The map, which was one of two revised options posted to the city’s website last week after three months of deliberations and three public meetings — as well as closed-door sessions on the topic last week and before Tuesday night’s meeting — detoured from what the majority of the council indicated was their top choice at its prior public meeting in December. That version would have forced Callinan and Belforte, who have both held their council seats since 2008, into a head-to-head race.

The selection also went against the four members of the public who spoke at the meeting, with three of them requesting the council go with the version they selected in December. Belforte also said she preferred the map from the previous meeting among a couple of others in casting her vote against the majority’s vote for the final choice.

None of the public speakers liked the map, arguing that it split up some of the Latino population who make up a large portion of the A and B neighborhoods, hurting their chances at electing a representative on the council. The chosen option instead allowed a council member who lived outside these older sections of the city to continue to represent them, they said.

“We all know that there’s socioeconomic differences in our neighborhoods. Those people deserve representation, and we should have that on our council,” said Chris Meyer, a five-year Rohnert Park resident. “You guys should know that. And I think you believe that, and I don’t like to see this city being carved up and gerrymandered just to protect certain things.”

Rohnert Park’s move to the new district-based election system was initiated by the threat of a lawsuit from a Southern California attorney in a letter sent to Rohnert Park in October. As he has done with cities and school districts across California, Malibu-based attorney Kevin Shenkman has alleged that Rohnert Park’s current at-large voting process violates the state’s voting rights law because it does not allow proportional representation on the council for the city’s Latino population.

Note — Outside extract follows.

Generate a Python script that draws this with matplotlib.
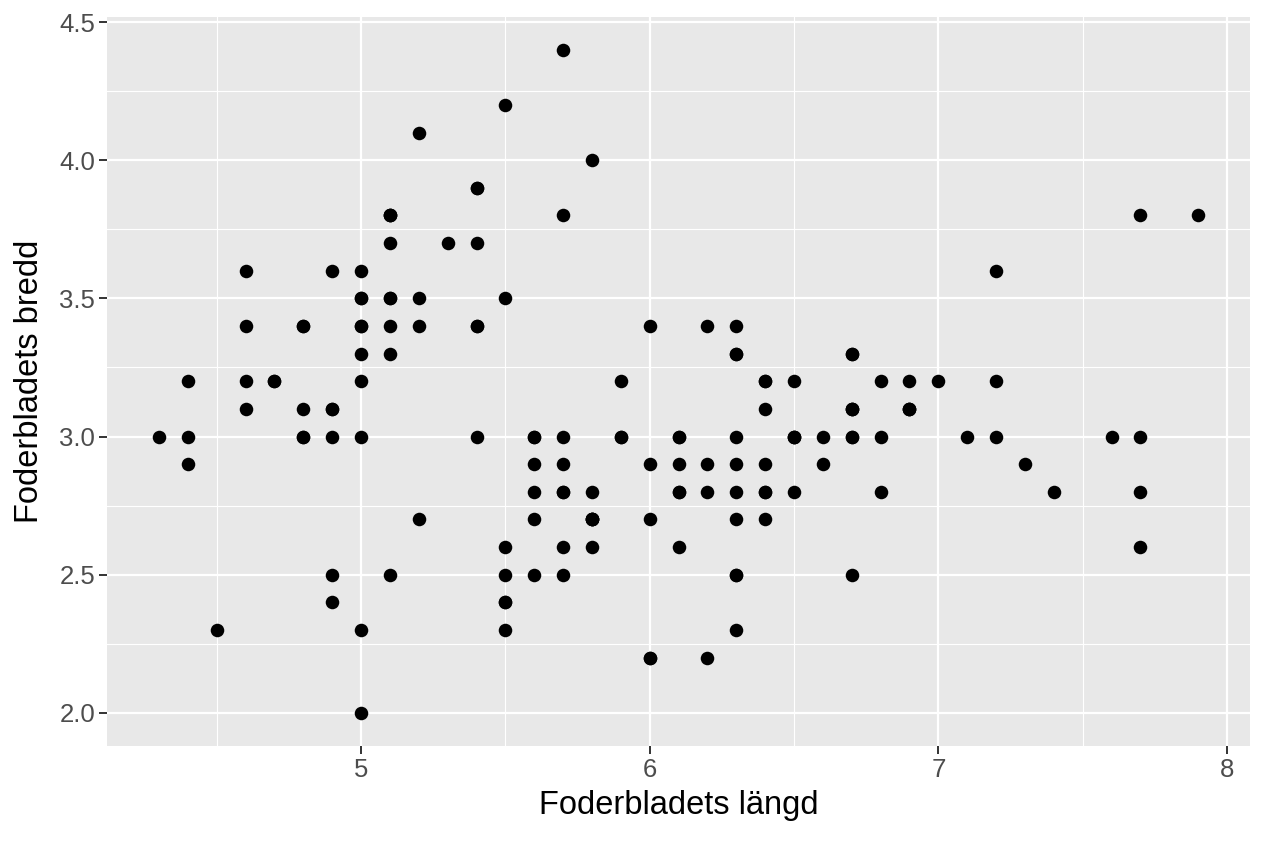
import matplotlib.pyplot as plt
from matplotlib.ticker import MultipleLocator

plt.rcParams['font.family'] = ['Liberation Sans', 'DejaVu Sans']

# Sepal length / width (iris data)
sepal_length = [
    5.1, 4.9, 4.7, 4.6, 5.0, 5.4, 4.6, 5.0, 4.4, 4.9, 5.4, 4.8, 4.8, 4.3, 5.8,
    5.7, 5.4, 5.1, 5.7, 5.1, 5.4, 5.1, 4.6, 5.1, 4.8, 5.0, 5.0, 5.2, 5.2, 4.7,
    4.8, 5.4, 5.2, 5.5, 4.9, 5.0, 5.5, 4.9, 4.4, 5.1, 5.0, 4.5, 4.4, 5.0, 5.1,
    4.8, 5.1, 4.6, 5.3, 5.0,
    7.0, 6.4, 6.9, 5.5, 6.5, 5.7, 6.3, 4.9, 6.6, 5.2, 5.0, 5.9, 6.0, 6.1, 5.6,
    6.7, 5.6, 5.8, 6.2, 5.6, 5.9, 6.1, 6.3, 6.1, 6.4, 6.6, 6.8, 6.7, 6.0, 5.7,
    5.5, 5.5, 5.8, 6.0, 5.4, 6.0, 6.7, 6.3, 5.6, 5.5, 5.5, 6.1, 5.8, 5.0, 5.6,
    5.7, 5.7, 6.2, 5.1, 5.7,
    6.3, 5.8, 7.1, 6.3, 6.5, 7.6, 4.9, 7.3, 6.7, 7.2, 6.5, 6.4, 6.8, 5.7, 5.8,
    6.4, 6.5, 7.7, 7.7, 6.0, 6.9, 5.6, 7.7, 6.3, 6.7, 7.2, 6.2, 6.1, 6.4, 7.2,
    7.4, 7.9, 6.4, 6.3, 6.1, 7.7, 6.3, 6.4, 6.3, 6.9, 6.7, 6.9, 5.8, 6.8, 6.7,
    6.7, 6.3, 6.5, 6.2, 5.9,
]
sepal_width = [
    3.5, 3.0, 3.2, 3.1, 3.6, 3.9, 3.4, 3.4, 2.9, 3.1, 3.7, 3.4, 3.0, 3.0, 4.0,
    4.4, 3.9, 3.5, 3.8, 3.8, 3.4, 3.7, 3.6, 3.3, 3.4, 3.0, 3.4, 3.5, 3.4, 3.2,
    3.1, 3.4, 4.1, 4.2, 3.1, 3.2, 3.5, 3.6, 3.0, 3.4, 3.5, 2.3, 3.2, 3.5, 3.8,
    3.0, 3.8, 3.2, 3.7, 3.3,
    3.2, 3.2, 3.1, 2.3, 2.8, 2.8, 3.3, 2.4, 2.9, 2.7, 2.0, 3.0, 2.2, 2.9, 2.9,
    3.1, 3.0, 2.7, 2.2, 2.5, 3.2, 2.8, 2.5, 2.8, 2.9, 3.0, 2.8, 3.0, 2.9, 2.6,
    2.4, 2.4, 2.7, 2.7, 3.0, 3.4, 3.1, 2.3, 3.0, 2.5, 2.6, 3.0, 2.6, 2.3, 2.7,
    3.0, 2.9, 2.9, 2.5, 2.8,
    3.3, 2.7, 3.0, 2.9, 3.0, 3.0, 2.5, 2.9, 2.5, 3.6, 3.2, 2.7, 3.0, 2.5, 2.8,
    3.2, 3.0, 3.8, 2.6, 2.2, 3.2, 2.8, 2.8, 2.7, 3.3, 3.2, 2.8, 3.0, 2.8, 3.0,
    2.8, 3.8, 2.8, 2.8, 2.6, 3.0, 3.4, 3.1, 3.0, 3.1, 3.1, 3.1, 2.7, 3.2, 3.3,
    3.0, 2.5, 3.0, 3.4, 3.0,
]

fig = plt.figure(figsize=(12.64, 8.43), dpi=100)
ax = fig.add_axes([0.0847, 0.1151, 0.9043, 0.8653])

ax.set_facecolor('#e8e8e8')
for s in ax.spines.values():
    s.set_visible(False)

ax.scatter(sepal_length, sepal_width, s=95, color='black', linewidths=0, zorder=3)

xmin, xmax = min(sepal_length), max(sepal_length)
ymin, ymax = min(sepal_width), max(sepal_width)
xpad = (xmax - xmin) * 0.05
ypad = (ymax - ymin) * 0.05
ax.set_xlim(xmin - xpad, xmax + xpad)
ax.set_ylim(ymin - ypad, ymax + ypad)

ax.xaxis.set_major_locator(MultipleLocator(1))
ax.xaxis.set_minor_locator(MultipleLocator(0.5))
ax.yaxis.set_major_locator(MultipleLocator(0.5))
ax.yaxis.set_minor_locator(MultipleLocator(0.25))
ax.yaxis.set_major_formatter(plt.FuncFormatter(lambda v, p: f'{v:.1f}'))

ax.grid(which='major', color='white', linewidth=1.6, zorder=1)
ax.grid(which='minor', color='white', linewidth=0.8, zorder=1)
ax.set_axisbelow(True)

ax.tick_params(which='major', length=5.5, width=1.4, color='#333333',
               labelsize=18.5, labelcolor='#4d4d4d', pad=3)
ax.tick_params(which='minor', length=0)

ax.set_xlabel('Foderbladets längd', fontsize=23.5, labelpad=6)
ax.set_ylabel('Foderbladets bredd', fontsize=23.5, labelpad=10)

plt.savefig('out.png', dpi=100)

The city is using population data from the 2010 U.S. census to draw its map boundaries for the 2020 election because it is the most recent information available. However, the city will be forced to go through the same public mapping process for creating its five districts again for future elections after the 2020 census is completed and the new population numbers are released.

Council members said Tuesday that requirement led them to decide on a map that disrupted the current council as little as possible. It will allow each of them to apply their years of experience on the City Council to the next district mapping process before the 2022 election, when first-term Councilwoman Susan Hollingsworth Adams and longtime Councilwoman Pam Stafford will each be up for reelection.

“As a council member, I feel like I represent the whole community. I don’t feel like I represent just the street that I live on,” Stafford said. “We are just in a situation that we have to pick something, we have to move forward. That’s the reality of this. So pick one, because we’re going to have to do it over anyway.”